Obama's Proposal: Increase Debt Extra $26B This Year, $83B Next Year, $2.7T Over Decade
Additionally, although annual budget deficits would decline somewhat between 2013 and 2015 under Obama's proposal, according to the CBO, after that they would start increasing again, going up every year from 2016 to 2021, the last year estimated by the CBO.
In short, the only budget proposal Obama has put forward this year for the public to review and analyze puts the federal government on a path to eventual bankruptcy.
In the latest Congressional Budget Office's analysis of the president's budget--published in April--the CBO compared its "baseline" estimates for the coming decade to what it estimates would be the fiscal results of Obama's budget plan. (The CBO's baseline largely assumes current law will be maintained.)
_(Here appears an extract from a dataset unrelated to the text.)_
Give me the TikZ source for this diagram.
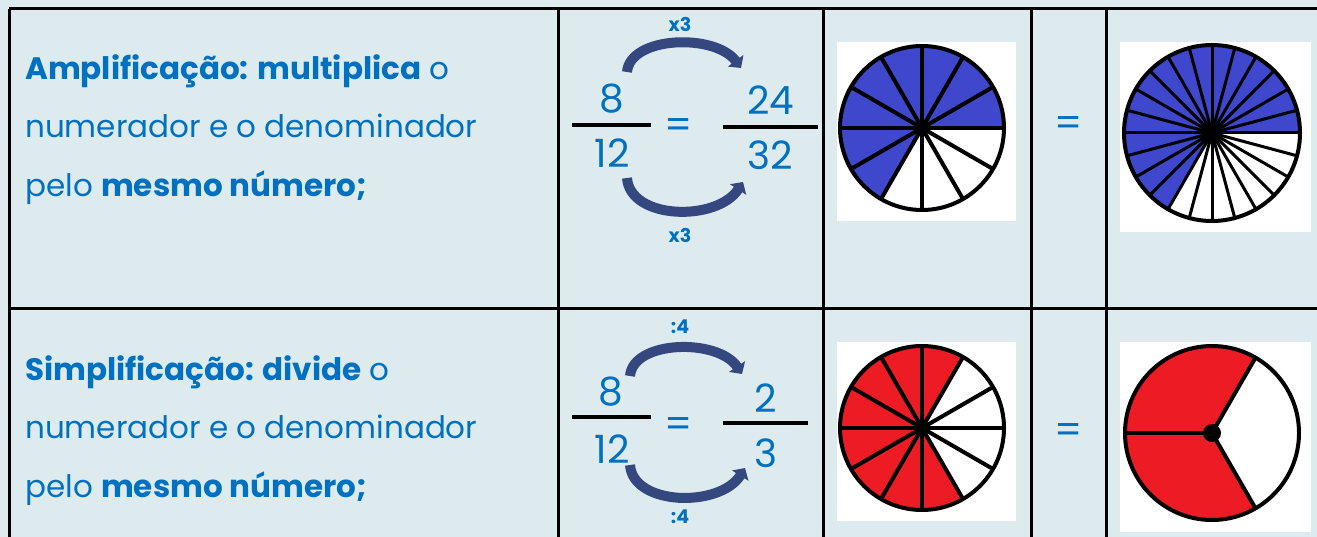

"According to CBO's projections, if all of President Obama's budgetary proposals were enacted, they would add $26 billion to the baseline deficit for 2011," said the CBO analysis. "As a result, the 2011 deficit would total $1.43 trillion or 9.5 percent of Gross Domestic Product." Under the baseline projection, as of April, CBO estimated the deficit this year would reach $1.399 trillion.
"In 2012, the deficit under the President's budget would decline to $1.2 trillion, or 7.4 percent of GDP, CBO estimates. That shortfall is $83 billion greater than the deficit that CBO projects under the current baseline," said the CBO report. "Deficits in succeeding years under the President's proposal would be smaller than the deficit in 2012, although they would still add significantly to the federal debt."
"In all, deficits would total $9.5 trillion between 2012 and 2021 under the President's budget (or 4.8 percent of total GDP projected for that period)--$2.7 trillion more than the cumulative deficit in the CBO baseline," said CBO.
Under Obama's budget proposal, according to the CBO, after 2012 the year-to-year annual deficits would only decline until 2015, when the deficit would be $748 billion. After that, the deficits would begin increasing again--year after year. By 2021, the last year in the CBO projections, the deficit under Obama's plan would be $1.158 trillion. That would be marginally less than the $1.2 trillion deficit CBO estimates will occur in 2012 under Obama's plan, but it also would be $429 billion higher the $729 billion deficit the CBO estimates would occur in 2021 if current law were simply maintained as assumed by CBO's baseline estimate.
Although CBO does not estimate the effect of the Obama budget past 2021, it does show that from 2016 to 2021 the Obama budget proposal would see increasing deficits every year. In other words, if Obama's budget were enacted, according to the CBO, Obama not only would increase the deficit by $2.7 trillion over current law over the next decade, but also, when he left office in 2016, he would be leaving the government with the prospect of ever increasing annual budget deficits.
By contrast, the House of Representatives voted on April 15 to approve the budget proposed by House Budget Chairman Paul Ryan (R.-Wis.). While the Ryan proposal would not balance the budget within the next ten years, it would gradually reduce anticipated government spending resulting in a federal surplus by 2040.
"The resulting budget deficits under the proposal would be around 2 percent of GDP in the 2020s and would decline during the 2030s," says the CBO's analysis of Ryan's proposal. "The budget would be in surplus by 2040 and show growing surpluses in the following decade. Federal debt would equal about 48 percent of GDP by 2040 and 10 percent by 2050."
On Friday, the House Republican leadership announced that next week the House will hold a vote on a "Cut, Cap and Balance" proposal to cut federal spending while passing a Balanced Budget Amendment to send to the states for ratification that would make capping federal spending at 18 percent of GDP constitutional obligation. Under the Balanced Budget Amendment backed by the Republican leadership, Congress would need supermajority votes in both houses to run a deficit, raise the debt limit, increase taxes or spend more than 18 percent of GDP.
Meanwhile, House Speaker John Boehner (R.-Ohio) this week implored President Obama to put his own proposal for dealing with the debt on the table.
“But the fact is that House Republicans have a plan," said Boehner. "We passed our budget back in the spring, outlined our priorities. Where is the president’s plan? When’s he going to lay his cards on the table? This debt limit increase is his problem and I think it’s time for him to lead by putting his plan on the table--something that the Congress can pass.”